On Tuesday night, Adam Hirsch, who runs Dog Run Repertory Theatre Company, criticized the board for belittling the 30,000-square-foot offer of community space.

“This is a big deal,” he said. “That’s the size of a major Broadway theater. It’s something the community could really use.”

Hirsch’s company recently moved Downtown, and General Growth is giving Dog Run Rep free space at 210 Front St. this summer to stage “A Midsummer Night’s Dream.”

After the meeting, McNaughton said he thought it was “premature” for the board to dismiss 30,000 square feet as too small.

General Growth hopes to begin the ULURP (uniform land use review procedure) by next March, so the community board and Gerson have time to negotiate with General Growth over the community center, open space and potential school.

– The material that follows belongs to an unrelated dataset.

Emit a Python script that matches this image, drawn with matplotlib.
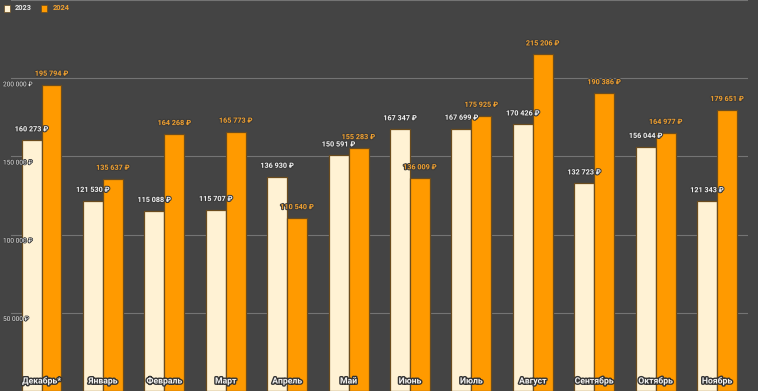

C.B. 1’s votes on the project will only be advisory but Gerson and his Council colleagues will have the power to stop it.

C.B. 1’s Landmarks Committee will be the first arm of C.B. 1 to address the proposal this fall, when they weigh General Growth’s plan to move the landmarked Tin Building from the shadow of F.D.R. Dr. to the tip of Pier 17. That will be the first of many layers of approval that the project faces. After C.B. 1 votes, the city Landmarks Preservation Commission will have to approve the plan before the ULURP can begin.

When one speaker Tuesday night lamented that the project was already a done deal, McNaughton objected, citing all the approvals he still needs.

“We don’t have a done deal by any stretch,” he said. “We are here with hat in hand.”